Most bankruptcy courts require a reaffirmation agreement on all debtors that are seeking to reaffirm a debt. This agreement basically takes away the fresh start that Congress intended when creating the bankruptcy laws. Making the debtor liable for a loan after their bankruptcy seems counterproductive.
The reason this is a touchy subject for a bankruptcy attorney is because, first of all, most Americans are in love with their cars and their stuff. For a debtor to give something back, even though they can't afford it, is a sign of failure to them. Creditors know the emotional side effects of how people feel about their stuff and they use that to get people filing bankruptcy to sign these agreements.
The creditor has a list of requirements to make a reaffirmation agreement legal.

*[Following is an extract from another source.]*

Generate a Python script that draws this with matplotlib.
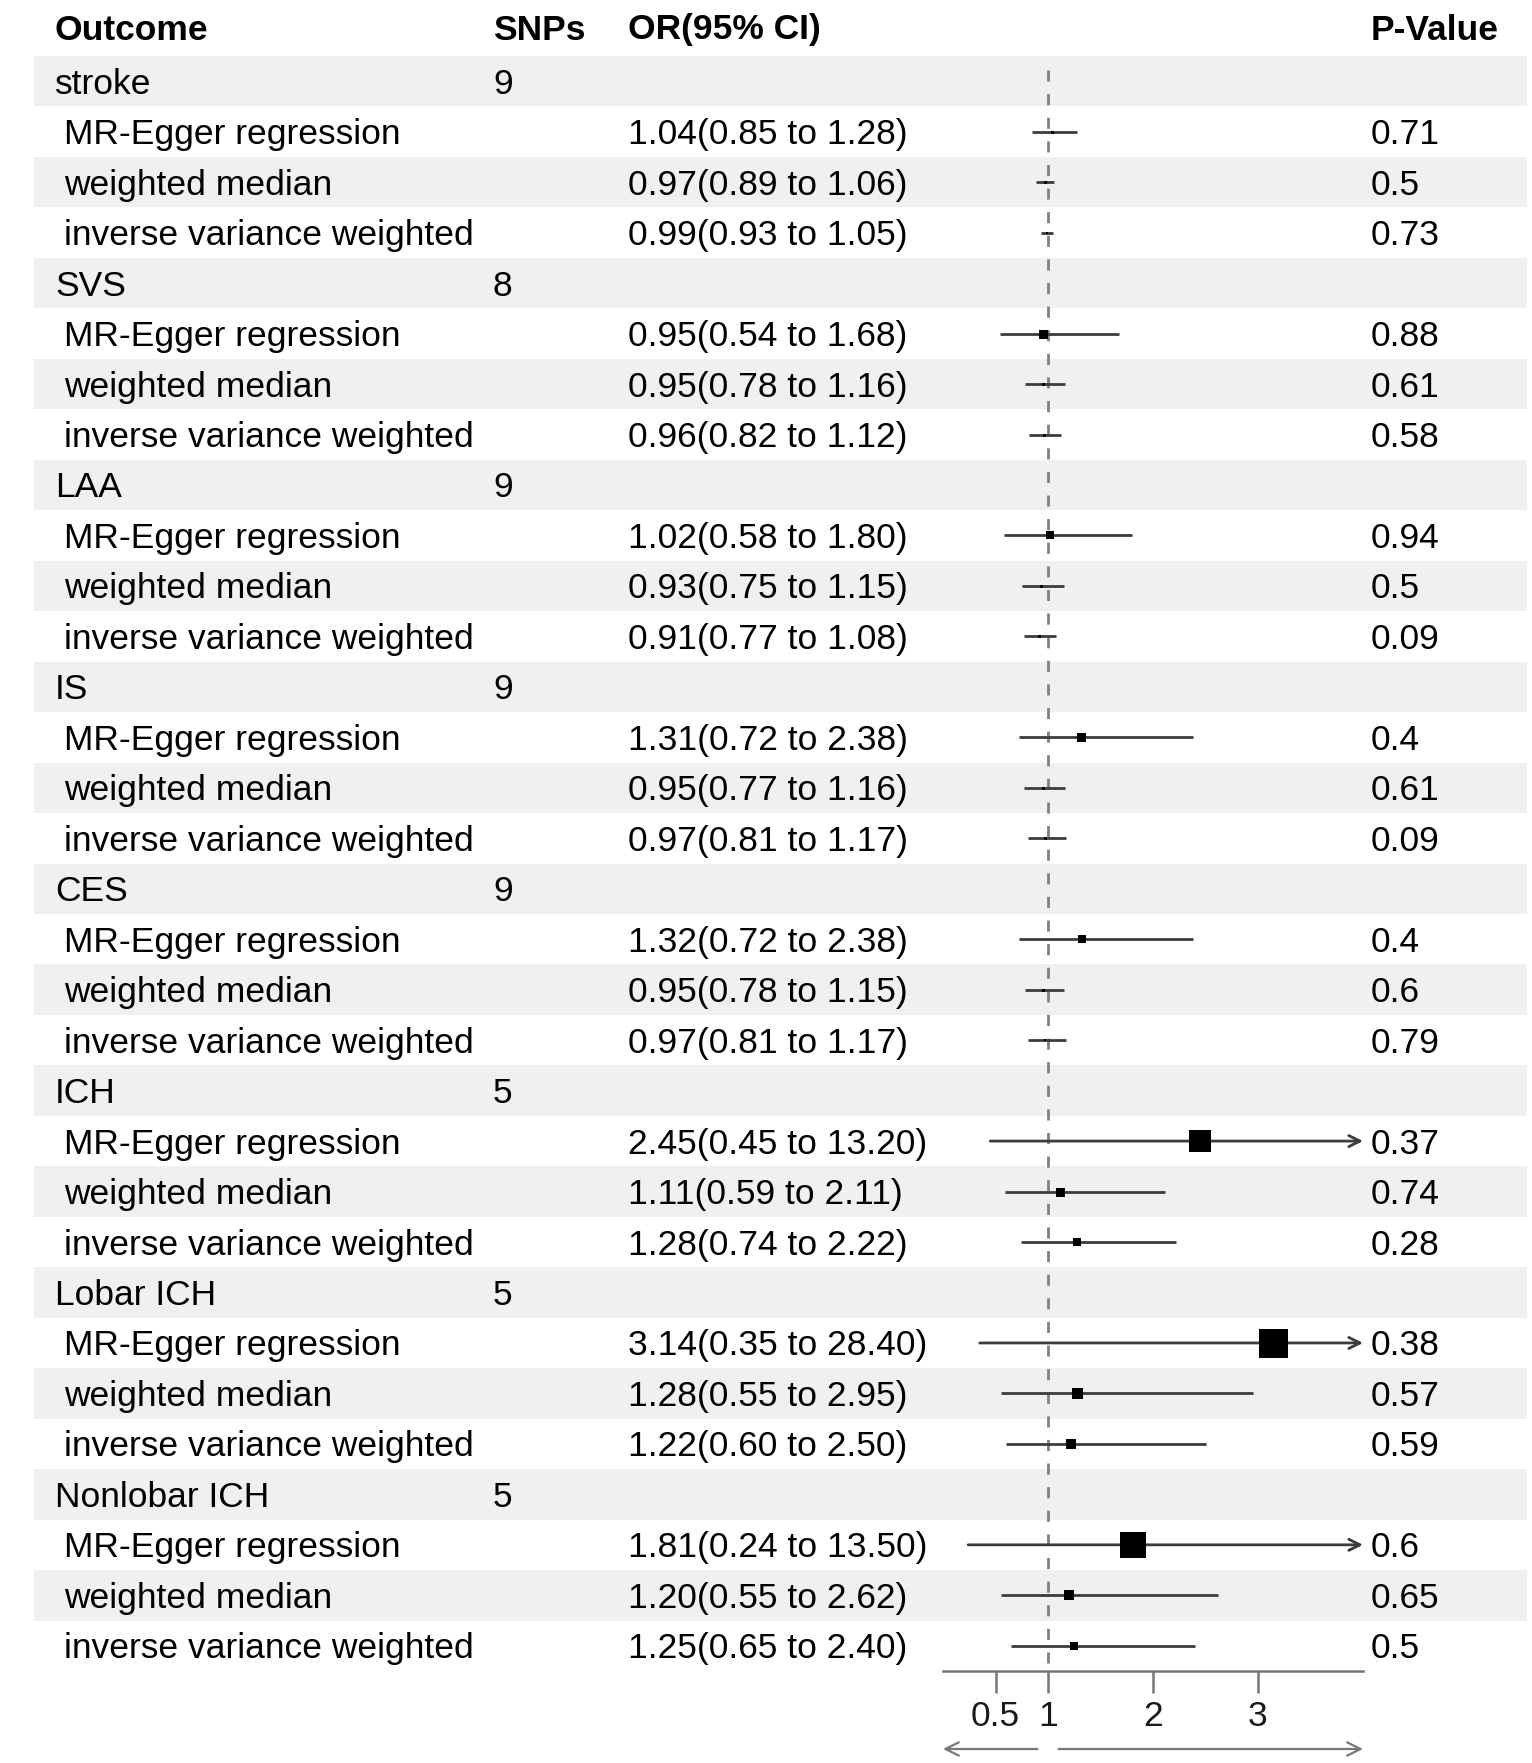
import matplotlib
matplotlib.use("Agg")
import matplotlib.pyplot as plt
from matplotlib.patches import Rectangle

plt.rcParams['font.family'] = ['Liberation Sans', 'DejaVu Sans']

# ---- data ----
groups = ["stroke", "SVS", "LAA", "IS", "CES", "ICH", "Lobar ICH", "Nonlobar ICH"]
snps = [9, 8, 9, 9, 9, 5, 5, 5]
methods = ["MR-Egger regression", "weighted median", "inverse variance weighted"]

or_est = [1.04, 0.97, 0.99, 0.95, 0.95, 0.96, 1.02, 0.93, 0.91,
          1.31, 0.95, 0.97, 1.32, 0.95, 0.97, 2.45, 1.11, 1.28,
          3.14, 1.28, 1.22, 1.81, 1.20, 1.25]
or_lo = [0.85, 0.89, 0.93, 0.54, 0.78, 0.82, 0.58, 0.75, 0.77,
         0.72, 0.77, 0.81, 0.72, 0.78, 0.81, 0.45, 0.59, 0.74,
         0.35, 0.55, 0.60, 0.24, 0.55, 0.65]
or_hi = [1.28, 1.06, 1.05, 1.68, 1.16, 1.12, 1.80, 1.15, 1.08,
         2.38, 1.16, 1.17, 2.38, 1.15, 1.17, 13.20, 2.11, 2.22,
         28.40, 2.95, 2.50, 13.50, 2.62, 2.40]
p_text = ["0.71", "0.5", "0.73", "0.88", "0.61", "0.58", "0.94", "0.5", "0.09",
          "0.4", "0.61", "0.09", "0.4", "0.6", "0.79", "0.37", "0.74", "0.28",
          "0.38", "0.57", "0.59", "0.6", "0.65", "0.5"]
# box side in pixels (relative weights as drawn)
box_px = [3, 3, 2, 9, 3, 3, 8, 3, 3,
          9, 3, 3, 8, 3, 2, 22, 9, 8,
          29, 11, 10, 26, 10, 8]

x_max = 4.0
ticks = [0.5, 1, 2, 3]

# ---- layout ----
W, H, DPI = 1532, 1763, 100
FS = 25.5
top, bottom = 56, 1671
n_rows = len(groups) * 4
pitch = (bottom - top) / n_rows
col_x = {"outcome": 55, "sub": 64, "snp": 493, "or": 628, "p": 1371}
fx0, fx1 = 943, 1363
dy = 3  # text sits a little below row centre

fig = plt.figure(figsize=(W / DPI, H / DPI), dpi=DPI)
bg = fig.add_axes([0, 0, 1, 1])
bg.set_xlim(0, W)
bg.set_ylim(H, 0)
bg.axis("off")

# header
hy = 27 + dy
bg.text(col_x["outcome"], hy, "Outcome", fontsize=FS, fontweight="bold", va="center")
bg.text(col_x["snp"], hy, "SNPs", fontsize=FS, fontweight="bold", va="center")
bg.text(col_x["or"], hy, "OR(95% CI)", fontsize=FS, fontweight="bold", va="center")
bg.text(col_x["p"], hy, "P-Value", fontsize=FS, fontweight="bold", va="center")

# table rows
for r in range(n_rows):
    y0 = top + r * pitch
    yc = y0 + pitch / 2 + dy
    if r % 2 == 0:
        bg.add_patch(Rectangle((34, y0), 1527 - 34, pitch, color="#eff0f0", lw=0, zorder=0))
    g, m = divmod(r, 4)
    if m == 0:
        bg.text(col_x["outcome"], yc, groups[g], fontsize=FS, va="center")
        bg.text(col_x["snp"], yc, str(snps[g]), fontsize=FS, va="center")
    else:
        k = g * 3 + (m - 1)
        bg.text(col_x["sub"], yc, methods[m - 1], fontsize=FS, va="center")
        bg.text(col_x["or"], yc, f"{or_est[k]:.2f}({or_lo[k]:.2f} to {or_hi[k]:.2f})",
                fontsize=FS, va="center")
        bg.text(col_x["p"], yc, p_text[k], fontsize=FS, va="center")

# ---- forest panel ----
ax = fig.add_axes([fx0 / W, (H - bottom) / H, (fx1 - fx0) / W, (bottom - top) / H])
ax.set_facecolor("none")
ax.set_xlim(0, x_max)
ax.set_ylim(n_rows, 0)
for s in ["top", "left", "right"]:
    ax.spines[s].set_visible(False)
ax.spines["bottom"].set_color("#777777")
ax.spines["bottom"].set_linewidth(1.8)
ax.set_yticks([])
ax.set_xticks(ticks)
ax.set_xticklabels(["0.5", "1", "2", "3"])
ax.tick_params(axis="x", length=16, width=1.8, color="#777777", pad=5,
               labelsize=FS, labelcolor="#1a1a1a")

ax.vlines(1, 0.28, n_rows, colors="#808080", linestyles=(0, (4, 4.5)), lw=2.0, zorder=1)

ci_col = "#3c3c3c"
for r in range(n_rows):
    g, m = divmod(r, 4)
    if m == 0:
        continue
    k = g * 3 + (m - 1)
    yc = r + 0.5
    if or_hi[k] > x_max:
        ax.annotate("", xy=(x_max, yc), xytext=(or_lo[k], yc),
                    arrowprops=dict(arrowstyle="->", color=ci_col, lw=2.0,
                                    shrinkA=0, shrinkB=0, mutation_scale=20),
                    annotation_clip=False, zorder=2)
    else:
        ax.hlines(yc, or_lo[k], or_hi[k], colors=ci_col, lw=2.0, zorder=2)
    side = box_px[k] * 72 / DPI
    ax.scatter([or_est[k]], [yc], marker="s", s=side ** 2, color="black",
               linewidths=0, zorder=3, clip_on=False)

# direction arrows under the axis
ay = (H - 1749) / H
ax.annotate("", xy=(0, ay), xytext=(0.9, ay), xycoords=("data", "figure fraction"),
            arrowprops=dict(arrowstyle="->", color="#777777", lw=1.6,
                            shrinkA=0, shrinkB=0, mutation_scale=24),
            annotation_clip=False)
ax.annotate("", xy=(x_max, ay), xytext=(1.1, ay), xycoords=("data", "figure fraction"),
            arrowprops=dict(arrowstyle="->", color="#777777", lw=1.6,
                            shrinkA=0, shrinkB=0, mutation_scale=24),
            annotation_clip=False)

fig.savefig("out.png", dpi=DPI, facecolor="white")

First of all, it has to be enforceable under consumer law. Next, it has to be signed and completed prior to the bankruptcy discharge. The creditor is required to notify the debtor in their bankruptcy attorney that they are not required by law to enter into this agreement and state that it is totally voluntary. Before a debtor enters into a reaffirmation agreement the creditor must make sure that they have enough money to afford it, with approval from the bankruptcy court. And the last thing is, the agreement must be in the debtor's best interest.
Under bankruptcy law the debtor should have 60 days to resend the agreement prior to the bankruptcy discharge. When filing bankruptcy a debtor really needs to do some soul-searching, deciding on what's really important in life. Trying to hang on to stuff sometimes will end up in failure. Always use the expertise of a bankruptcy attorney as this is not their first picnic.